Jason Moser: Alright, Matt, let's wrap this week up here with One to Watch. What stock has piqued your interest for this coming week?
Matt Frankel: It's really tough to pick just one bank stock because they've been beaten down so much. I wish I could own them all. I've recommended an ETF that owns them all before. One in particular I'm curious about right now is Bank of America, ticker BAC. It's the bank stock I've owned the longest in my portfolio. It's one of my biggest investments. It's been crushed lately, especially with this interest rate saga. Bank of America is one of the more sensitive banks to long-term interest rates. They have a very disproportional level of non-interest-bearing deposits. With those deposits, when they loan them out, whatever interest rate they get is pure profit. If the long end of the curve is overblown and it's downtrend, if the economy is a little better than people seem to give it credit for right now, and if the Fed keeps going with their interest rate hikes, Bank of America could be a pretty big beneficiary. Plus, right now, it's actually trading for just below its book value for the first time since before tax reform pushed its profits higher. So, it's looking like a great bargain right now.

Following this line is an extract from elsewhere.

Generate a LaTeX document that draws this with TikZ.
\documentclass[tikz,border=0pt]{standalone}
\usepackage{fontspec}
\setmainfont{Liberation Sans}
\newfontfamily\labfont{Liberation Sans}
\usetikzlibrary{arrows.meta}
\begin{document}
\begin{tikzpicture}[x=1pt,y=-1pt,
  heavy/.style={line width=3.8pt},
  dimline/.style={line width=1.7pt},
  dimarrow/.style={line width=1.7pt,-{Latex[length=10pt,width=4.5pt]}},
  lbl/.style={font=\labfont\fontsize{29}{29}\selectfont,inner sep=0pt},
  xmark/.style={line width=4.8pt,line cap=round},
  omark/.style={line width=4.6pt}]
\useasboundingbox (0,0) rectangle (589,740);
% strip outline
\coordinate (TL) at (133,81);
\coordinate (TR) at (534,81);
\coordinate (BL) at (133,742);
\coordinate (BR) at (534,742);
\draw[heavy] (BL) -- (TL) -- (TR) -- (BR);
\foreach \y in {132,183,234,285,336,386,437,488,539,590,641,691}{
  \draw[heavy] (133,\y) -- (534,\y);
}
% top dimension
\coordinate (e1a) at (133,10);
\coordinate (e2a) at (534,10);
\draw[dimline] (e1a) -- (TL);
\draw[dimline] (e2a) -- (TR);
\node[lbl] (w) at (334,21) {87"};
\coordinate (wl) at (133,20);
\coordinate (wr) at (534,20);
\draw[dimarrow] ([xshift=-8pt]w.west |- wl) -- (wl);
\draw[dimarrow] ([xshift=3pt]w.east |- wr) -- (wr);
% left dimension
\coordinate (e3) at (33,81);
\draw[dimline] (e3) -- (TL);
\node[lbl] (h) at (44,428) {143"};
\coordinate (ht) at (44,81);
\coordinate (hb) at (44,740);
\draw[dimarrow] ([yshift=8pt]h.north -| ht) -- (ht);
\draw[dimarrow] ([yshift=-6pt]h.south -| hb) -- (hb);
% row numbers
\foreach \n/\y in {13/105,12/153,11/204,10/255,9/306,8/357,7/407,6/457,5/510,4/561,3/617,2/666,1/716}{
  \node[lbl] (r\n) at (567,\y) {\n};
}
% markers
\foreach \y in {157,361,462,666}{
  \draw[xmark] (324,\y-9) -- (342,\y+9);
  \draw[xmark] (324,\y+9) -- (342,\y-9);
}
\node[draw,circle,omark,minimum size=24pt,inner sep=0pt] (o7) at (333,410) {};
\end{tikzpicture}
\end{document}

Moser: And what's the ticker for Bank of America?
Frankel: That is BAC.
Moser: Good stuff. I'm taking a page from your book here and going with a bank. I'm going with Wells Fargo this week, ticker WFC. It's not been a good year for Wells Fargo, the stock down 20% -- over 20% now, when you consider today's selling. They continue to try to put a number of scandals behind them. Over the summer, Wells was required to submit a plan to regulators for improving their compliance and operational risk management. Ultimately that plan failed to win Fed approval. Not good. That means they have to go back to the drawing board. They're firing around three dozen district managers in connection with the sales practices that got them in this trouble. They continue to operate under that asset cap that you've mentioned before, meaning they essentially can't grow until they have the permission to do so.
To me, this all boils down to, should Tim Sloan, the CEO of the company, be leading this company going forward? I never really was a big fan of his taking that CEO role. He was the CFO before. He'd been with the company for a while, so a lot of this stuff was happening under his watch already.
With all of that said, Wells Fargo is a huge bank with a tremendous presence in our mortgage market. It's not a bank that can just disappear. Everybody has to determine their own line, but I can't help but wonder if maybe there isn't an opportunity brewing here for folks looking to get that exposure to Wells Fargo. Generally speaking, it still has a lot going for it, snafus aside. Worth keeping our eyes on in the coming weeks, to see if they can't get their house in order.